Why run AI inference in the Database?
Running AI inference inside your Oracle AI Database, rather than calling third-party APIs or public endpoints, can enhance privacy and efficiency while reducing complexity and, in many cases, costs.
💰 Lower Costs: External APIs and GPU cloud services can become very expensive as data volumes increase. GPU supply can be problematic, and underutilized GPUs are cost-ineffective. In-database inference uses hardware you already own, leveraging optimized ONNX models that run inside the Database engine.
👮 Stronger Security and Governance: Data never leaves your database. You eliminate network hops and massive data transfers, including local ones, and reduce the risk of potential data potential leaks.
🏄♂️ Operational Simplicity: No external network calls, no API keys to manage, and no ETL overhead. Your AI pipeline runs close to your data, typically embedded directly into SQL queries, benefiting from Oracle’s advanced security and audit capabilities.
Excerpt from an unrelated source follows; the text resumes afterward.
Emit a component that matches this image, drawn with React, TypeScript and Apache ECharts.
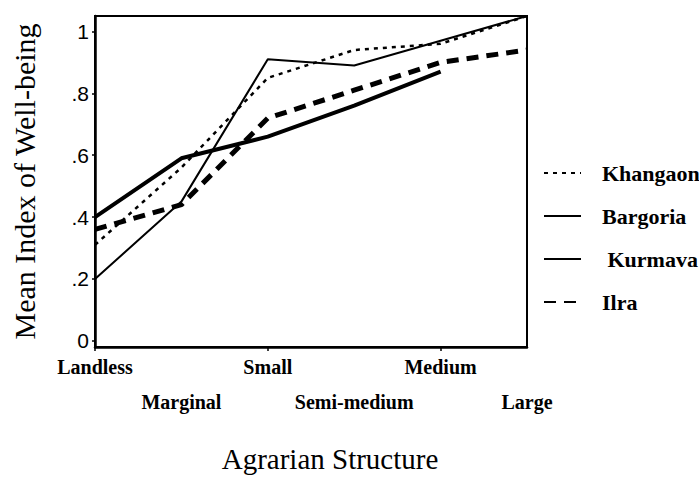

Balancing cost and performance
Yes, GPUs are faster for massive models, but they are costly, require specialized management, and may be unnecessary in some cases. Many popular ONNX models run efficiently on CPUs.
Scale AI inference and offload to Active Data Guard
AI inference is CPU-intensive and requires proper capacity management. When CPUs become overloaded, Oracle Real Application Clusters (RAC) can scale to an impressive amount of CPUs. You can always run cluster services dedicated to the AI workload and relocate them to meet CPU requirements.
Scale out with Oracle RAC when:
- you have real-time inference requirements
- you deploy on a scalable infrastructure (e.g. Exadata Database Services, not Base Database Services)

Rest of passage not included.